** start Given entries **

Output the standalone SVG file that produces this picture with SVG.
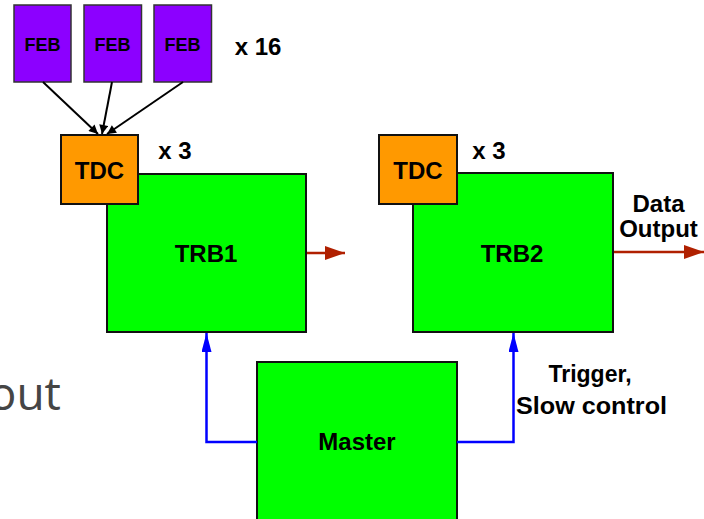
<svg xmlns="http://www.w3.org/2000/svg" width="704" height="519" viewBox="0 0 704 519">
  <defs>
    <style>
      .lbl { font-family: "Liberation Sans", Arial, sans-serif; font-weight: bold; fill: #000; text-anchor: middle; }
      .feb { fill: #8C00FF; stroke: #333; stroke-width: 1.5; }
      .tdc { fill: #FF9900; stroke: #111; stroke-width: 2; }
      .board { fill: #00FF00; stroke: #111; stroke-width: 2; }
      .data { stroke: #B02000; stroke-width: 2.5; fill: none; }
      .ctrl { stroke: #0000FF; stroke-width: 2.5; fill: none; }
      .sig { stroke: #000; stroke-width: 2; fill: none; }
    </style>
    <marker id="ah-black" viewBox="0 0 10 10" refX="10" refY="5" markerWidth="10" markerHeight="9" markerUnits="userSpaceOnUse" orient="auto">
      <path d="M0,0 L10,5 L0,10 Z" fill="#000"/>
    </marker>
    <marker id="ah-red" viewBox="0 0 20 14" refX="20" refY="7" markerWidth="20" markerHeight="14" markerUnits="userSpaceOnUse" orient="auto">
      <path d="M0,0 L20,7 L0,14 Z" fill="#B02000"/>
    </marker>
    <marker id="ah-blue" viewBox="0 0 19 10" refX="19" refY="5" markerWidth="19" markerHeight="10" markerUnits="userSpaceOnUse" orient="auto">
      <path d="M0,0 L19,5 L0,10 Z" fill="#0000FF"/>
    </marker>
  </defs>

  <!-- leftover slide heading fragment, running off the left edge -->
  <text x="61" y="410" font-family="'Open Sans', sans-serif" font-size="46" fill="#454545" text-anchor="end">out</text>

  <!-- front-end boards -->
  <g id="feb1"><rect class="feb" x="14" y="5" width="57" height="77"/><text class="lbl" x="42.5" y="51" font-size="18">FEB</text></g>
  <g id="feb2"><rect class="feb" x="84" y="5" width="57.5" height="77"/><text class="lbl" x="112.5" y="51" font-size="18">FEB</text></g>
  <g id="feb3"><rect class="feb" x="154" y="5" width="57.5" height="77"/><text class="lbl" x="182.5" y="51" font-size="18">FEB</text></g>
  <g id="feb-count"><text class="lbl" x="258" y="55" font-size="24">x 16</text></g>

  <!-- readout boards -->
  <g id="trb1"><rect class="board" x="107" y="174" width="199" height="158"/><text class="lbl" x="206" y="262" font-size="24">TRB1</text></g>
  <g id="tdc1"><rect class="tdc" x="61" y="135" width="77" height="69"/><text class="lbl" x="99.5" y="179" font-size="24">TDC</text></g>
  <g id="tdc1-count"><text class="lbl" x="175" y="159" font-size="24">x 3</text></g>

  <g id="trb2"><rect class="board" x="413" y="173" width="200" height="159"/><text class="lbl" x="512" y="262" font-size="24">TRB2</text></g>
  <g id="tdc2"><rect class="tdc" x="379" y="135" width="78" height="69"/><text class="lbl" x="418" y="179" font-size="24">TDC</text></g>
  <g id="tdc2-count"><text class="lbl" x="489" y="159" font-size="24">x 3</text></g>

  <g id="master"><rect class="board" x="257" y="362" width="200" height="170"/><text class="lbl" x="357" y="450" font-size="24">Master</text></g>

  <!-- connectors -->
  <g id="connectors">
    <line class="sig" x1="43" y1="82" x2="98" y2="134" marker-end="url(#ah-black)"/>
    <line class="sig" x1="112" y1="82" x2="102" y2="134" marker-end="url(#ah-black)"/>
    <line class="sig" x1="183" y1="82" x2="107" y2="134" marker-end="url(#ah-black)"/>
    <line class="data" x1="307" y1="253" x2="345" y2="253" marker-end="url(#ah-red)"/>
    <line class="data" x1="614" y1="252" x2="704" y2="252" marker-end="url(#ah-red)"/>
    <path class="ctrl" d="M257,442 H206.5 V333" marker-end="url(#ah-blue)"/>
    <path class="ctrl" d="M457,442 H513.5 V333" marker-end="url(#ah-blue)"/>
  </g>

  <!-- connector labels -->
  <g id="labels">
    <text class="lbl" x="658.5" y="212" font-size="24">Data</text>
    <text class="lbl" x="658.5" y="237" font-size="24">Output</text>
    <text class="lbl" x="590" y="382" font-size="23">Trigger,</text>
    <text class="lbl" x="591.5" y="414" font-size="23" textLength="151" lengthAdjust="spacingAndGlyphs">Slow control</text>
  </g>
</svg>
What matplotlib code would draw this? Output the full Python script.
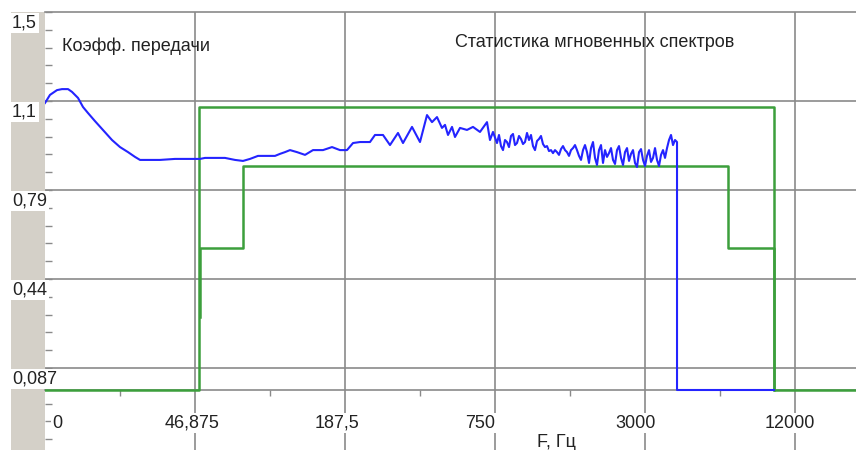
import numpy as np
import matplotlib
matplotlib.use('Agg')
import matplotlib.pyplot as plt
from matplotlib import transforms
from matplotlib.patches import Rectangle
from matplotlib.ticker import NullLocator

plt.rcParams['font.family'] = ['Liberation Sans', 'DejaVu Sans']
plt.rcParams['font.size'] = 13

# Transfer coefficient vs frequency (Hz)
blue_freq = [11.72, 12.27, 13.09, 13.71, 14.50, 15.04, 15.90, 16.65, 17.44, 18.60,
             20.03, 21.77, 23.44, 25.24, 26.92, 28.20, 30.93, 33.92, 38.97, 44.76,
             49.09, 51.41, 56.39, 61.85, 67.84, 73.05, 77.93, 83.91, 89.52, 98.2,
             102.8, 107.7, 112.8, 120.3, 129.6, 139.5, 153.0, 166.3, 179.0, 191.0,
             201.9, 215.4, 236.2, 247.4, 266.4, 284.2, 306.0, 320.5, 348.3, 375.0,
             400.1, 419.0, 438.8, 459.5, 472.5, 485.8, 504.1, 518.2, 542.7, 579.0,
             612.0, 652.9, 696.6, 716.1, 736.3,
             764.0, 778.3, 792.8, 807.6, 822.7, 838.0, 853.7, 869.6, 885.8, 902.3,
             919.1, 936.3, 953.8, 971.6, 989.7, 1008.2, 1027.0, 1046.1, 1065.6, 1085.5,
             1105.8, 1126.4, 1147.4, 1168.8, 1190.6, 1212.8, 1235.5, 1258.5, 1282.0, 1305.9,
             1330.3, 1355.1, 1380.4, 1406.1, 1432.4, 1459.1, 1486.3, 1514.1, 1542.3, 1571.1,
             1600.4, 1630.3, 1660.7, 1691.7, 1723.2, 1755.4, 1788.1, 1821.5, 1855.5, 1890.1,
             1925.4, 1961.3, 1997.9, 2035.2, 2073.2, 2111.9, 2151.3, 2191.4, 2232.3, 2274.0,
             2316.4, 2359.6, 2403.7, 2448.5, 2494.2, 2540.7, 2588.1, 2636.4, 2685.6, 2735.8,
             2786.8, 2838.8, 2891.8, 2945.7, 3000.7, 3056.7, 3113.7, 3171.8, 3231.0, 3291.3,
             3352.7, 3415.3, 3479.0, 3543.9, 3610.0, 3677.4, 3746.0, 3815.9, 3887.1, 3959.6,
             4033.5, 4033.5, 9880]
blue_vals = [1.139, 1.171, 1.190, 1.194, 1.194, 1.183, 1.159, 1.123, 1.099, 1.067,
             1.032, 0.992, 0.964, 0.944, 0.925, 0.913, 0.913, 0.913, 0.917, 0.917,
             0.917, 0.921, 0.921, 0.921, 0.913, 0.909, 0.917, 0.929, 0.929, 0.929,
             0.937, 0.944, 0.952, 0.944, 0.933, 0.952, 0.952, 0.964, 0.952, 0.952,
             0.980, 0.984, 0.984, 1.012, 1.012, 0.972, 1.020, 0.980, 1.044, 0.984,
             1.091, 1.063, 1.083, 1.040, 1.052, 1.012, 1.044, 1.004, 1.040, 1.032,
             1.044, 1.024, 1.063, 0.992, 1.024,
             0.980, 1.012, 0.968, 0.952, 0.992, 0.984, 0.964, 1.008, 1.016, 0.972,
             0.980, 1.008, 0.996, 0.976, 0.984, 1.020, 0.992, 1.012, 0.968, 0.952,
             0.988, 0.996, 1.008, 0.976, 0.964, 0.968, 0.948, 0.952, 0.940, 0.952,
             0.944, 0.933, 0.956, 0.968, 0.952, 0.944, 0.929, 0.952, 0.960, 0.972,
             0.952, 0.929, 0.913, 0.952, 0.972, 0.944, 0.901, 0.960, 0.984, 0.921,
             0.893, 0.952, 0.972, 0.901, 0.952, 0.925, 0.940, 0.960, 0.913, 0.897,
             0.952, 0.968, 0.921, 0.893, 0.944, 0.960, 0.909, 0.937, 0.952, 0.901,
             0.885, 0.944, 0.956, 0.913, 0.889, 0.929, 0.952, 0.905, 0.921, 0.960,
             0.913, 0.889, 0.933, 0.952, 0.921, 0.960, 0.992, 1.012, 0.972, 0.992,
             0.984, 0.0, 0.0]

# Statistics bounds (outer and inner masks)
outer_freq = [11.72, 48.6, 48.6, 9880, 9880, 21090]
outer_vals = [0.0, 0.0, 1.123, 1.123, 0.0, 0.0]
inner_freq = [48.9, 48.9, 73.0, 73.0, 6460, 6460, 9880, 9880]
inner_vals = [0.29, 0.563, 0.563, 0.889, 0.889, 0.563, 0.563, 0.0]

y_grid = [0.087, 0.4403, 0.7937, 1.147, 1.5]
y_labels = ['0,087', '0,44', '0,79', '1,1', '1,5']
x_grid = [46.875, 187.5, 750, 3000, 12000]
x_labels = ['46,875', '187,5', '750', '3000', '12000']
x_minor = [23.4375, 93.75, 375, 1500, 6000]

W, H = 856, 450
grid_c = '#8a8a8a'
text_c = '#222222'

fig = plt.figure(figsize=(W / 100, H / 100), dpi=100)
fig.patch.set_facecolor('white')
fig.patches.append(Rectangle((11 / W, 0), 34 / W, 438 / H, transform=fig.transFigure,
                             facecolor='#d4d0c8', edgecolor='none', zorder=-1))

ax = fig.add_axes([45 / W, 0, 811 / W, 438 / H])
ax.set_xscale('log')
ax.set_xlim(11.71875, 21090)
ax.set_ylim(-0.2381, 1.5)

for f in x_grid:
    ax.axvline(f, color=grid_c, lw=1.2, zorder=1)
for v in y_grid[:-1]:
    ax.axhline(v, color=grid_c, lw=1.2, zorder=1)

ax.plot(outer_freq, outer_vals, color='#3c9f3c', lw=1.8, zorder=6)
ax.plot(inner_freq, inner_vals, color='#3c9f3c', lw=1.8, zorder=6)
ax.plot(blue_freq, blue_vals, color='#2424ff', lw=1.5, zorder=7)

# frame
for s in ['left', 'right']:
    ax.spines[s].set_visible(False)
ax.spines['top'].set_color(grid_c)
ax.spines['top'].set_linewidth(1.2)
ax.spines['bottom'].set_position(('data', 0))
ax.spines['bottom'].set_color(grid_c)
ax.spines['bottom'].set_linewidth(1.2)

ax.xaxis.set_minor_locator(NullLocator())
ax.set_xticks(x_minor)
ax.tick_params(axis='x', direction='out', length=4, width=1, color=grid_c, labelbottom=False)
ax.set_yticks(np.arange(0.087 - 4 * 0.07065, 1.51, 0.07065))
ax.tick_params(axis='y', direction='in', length=5, width=1, color=grid_c, labelleft=False)

# y labels sit in the grey strip, just under their grid line
trans = transforms.blended_transform_factory(fig.transFigure, ax.transData)
for v, lbl in zip(y_grid, y_labels):
    ax.annotate(lbl, xy=(12 / W, v), xycoords=trans, xytext=(0, -11), textcoords='offset pixels',
                ha='left', va='center', color=text_c, annotation_clip=False, clip_on=False,
                zorder=5, bbox=dict(facecolor='white', edgecolor='none', pad=1.2))

ax.annotate('0', xy=(11.71875, -0.131), xytext=(7, 0), textcoords='offset pixels',
            ha='left', va='center', color=text_c, zorder=5,
            bbox=dict(facecolor='white', edgecolor='none', pad=1))
for f, lbl in zip(x_grid, x_labels):
    ax.annotate(lbl, xy=(f, -0.131), xytext=(-30, 0), textcoords='offset pixels',
                ha='left', va='center', color=text_c, zorder=5,
                bbox=dict(facecolor='white', edgecolor='none', pad=1))

fig.text(537 / W, 16 / H, 'F, Гц', ha='left', va='top', color=text_c)

ax.text(0.021, 0.922, 'Коэфф. передачи', transform=ax.transAxes, va='center', color=text_c)
ax.text(0.5055, 0.9315, 'Статистика мгновенных спектров', transform=ax.transAxes,
        va='center', color=text_c)

fig.savefig('out.png', dpi=100)
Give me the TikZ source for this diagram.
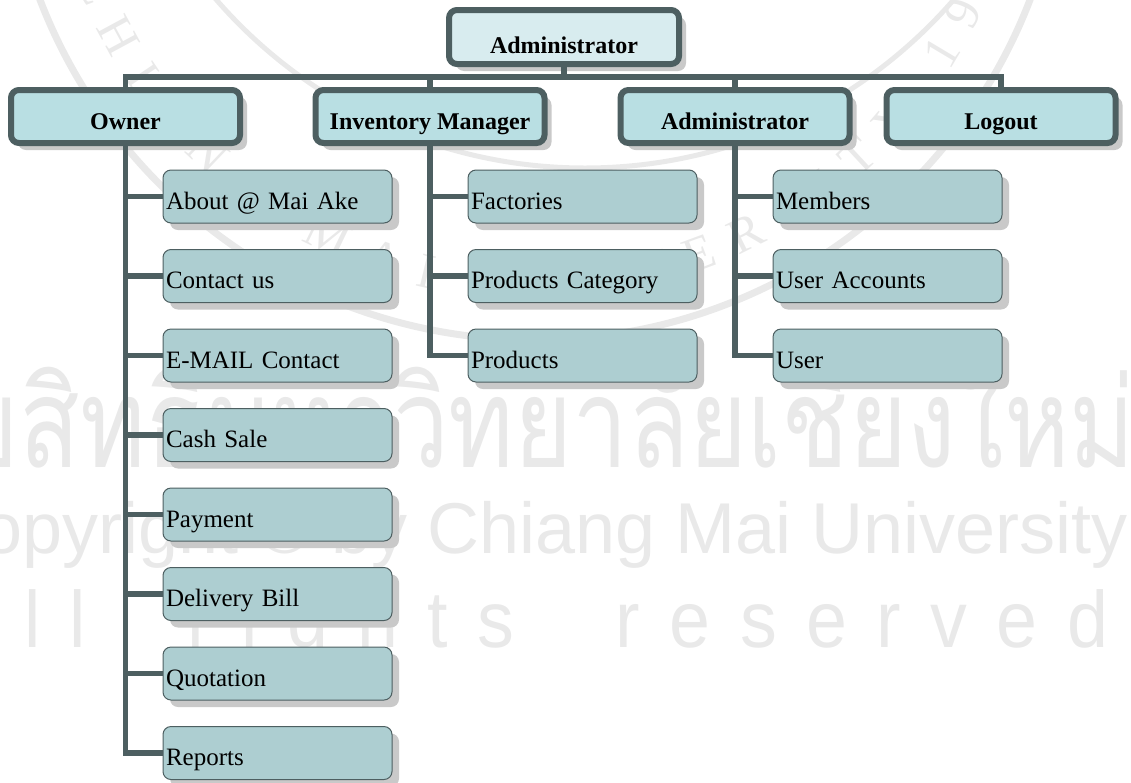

** end Given entries **

Aim of the task: Reproduce nothing but the lines from the one with "What matplotlib code" to the one with "from matplotlib.ticker import NullLocator", both lines included, and keep every picture out of the copy.

Result of this task:
What matplotlib code would draw this? Output the full Python script.
import numpy as np
import matplotlib
matplotlib.use('Agg')
import matplotlib.pyplot as plt
from matplotlib import transforms
from matplotlib.patches import Rectangle
from matplotlib.ticker import NullLocator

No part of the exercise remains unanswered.